Но во время торжеств энергия Писемского истощилась. “На одном из заседаний, – по словам Анненкова, – этого замечательного как по характеру, так и по сущности своей юбилейного торжества Писемский довольно вяло прочел свою речь о поэте, которого обожал как великого реалиста, открывшего в душе и нравственных сторонах русского человека еще неподозреваемые сокровища чувства и своеобычного ума”. Речь его не имела успеха, будучи лишена блестящей аргументации, каковая требуется от публичного слова, но ее выслушали с уважением к месту и авторитету оратора. Затем Писемский уже не принимал участия в пиршествах и собраниях, сопровождавших открытие памятника Пушкину.

Конец жизни Писемского омрачился новым несчастьем: безнадежной болезнью второго сына, Павла, читавшего в Московском университете гражданское судопроизводство. Эта катастрофа окончательно надломила силы Писемского. По свидетельству Анненкова, “Писемский слег в постель под действием одного из тех мрачных припадков недовольства и мнительности, которые стали находить на него всё сильнее и чаще после семейной катастрофы.

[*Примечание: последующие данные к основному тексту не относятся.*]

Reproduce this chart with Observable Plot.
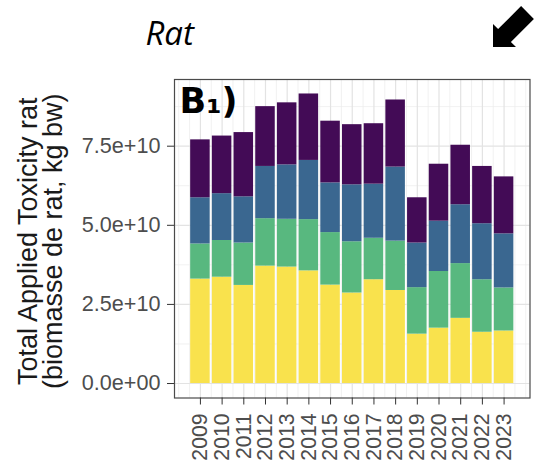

По признанию жены покойного, она не ожидала близкого конца и думала, что припадок минуется, как все предшествовавшие ему и разрешавшиеся обыкновенно грустью и физическим изнеможением. Но это было уже последним проявлением исстрадавшегося организма, лишенного всех нужных сил сопротивления, и перешло в предсмертную агонию. Января 21-го 1881 г. Писемского не стало”. Полагая, что мы вполне достаточно определили характер и значение таланта Писемского при обзоре лучших его произведений, считаем нелишним завершить биографию следующей характеристикой его П.В. Анненковым:

 

“Это был замечательный художник и в то же время простой человек в благороднейшем смысле слова. Сколько симпатий, неудержимого влечения к человеку, добрых чувств и мыслей пробуждает один этот эпитет: “простой человек”, когда он прилагается к деятелю, имевшему общественное значение! Писемский заслужил его вполне.

В наш век составления огромных состояний, как и огромных репутаций, он оставался равнодушным к подстрекательствам честолюбия и тщеславия. Он, наоборот, мысленно участвовал в энтузиазме общественного мнения, когда оно присуждало награды и апофеозы истинной заслуге и достоинству, не думая вовсе о своих правах на такое же отличие. Мы уже сказали, что всякое подобие зависти было чуждо душе его, как равно и всякое усилие обратить на себя внимание публики, выступив кандидатом на ее исключительное благоволение. Свою ношу таланта, изобретательности, наблюдения он нес чрезвычайно скромно в течение всей жизни, не имея и в помысле выдавать ее за вместилище необычайных открытий и довольствуясь той оценкой ее, которую получал вседневно и обыкновенным путем хладнокровной трезвой критики. Облик его перейдет совершенно ясным и определенным к потомству и не помрачится никакими последующими разъяснениями и разоблачениями, потому что все разъяснения и разоблачения он испытал и перенес уже при жизни лица, которое его носило. Несмотря на обычную ему резкость выражения в мыслях и образах, Писемский был еще добродушнейшим человеком своего времени. Особенно же выделялось одно его качество. Он считал великим бедствием на земле несправедливость, оказанную человеку, и притом бедствием столько же для потерпевшего от нее, сколько и для того, кто в ней провинился. Мы могли бы привести несколько примеров, когда наговоры какого-либо дружеского кружка на намеченную им жертву, как часто бывает с ними, погружали его в недоумение, почти в ужас, и заставляли морально страдать, отыскивая их причины и доводы… Если болезни, слабости, падения Писемского приравнивали его к толпе, то, с другой стороны, он разделял с нею и ее гнев, и негодование на людскую несправедливость, ее презрение и отвращение к торжеству нравственного безобразия на свете и ее любовь к единственному оружию, находящемуся в ее распоряжении, – насмешке, карикатуре, памфлету. Мы находим, что простой человек такого рода заслуживает стать рядом с теми героическими фигурами, какие по справедливости воздвигало наше общество в своем умственном пантеоне таких людей, которыми оно гордится и заслугу которых высоко ценит”.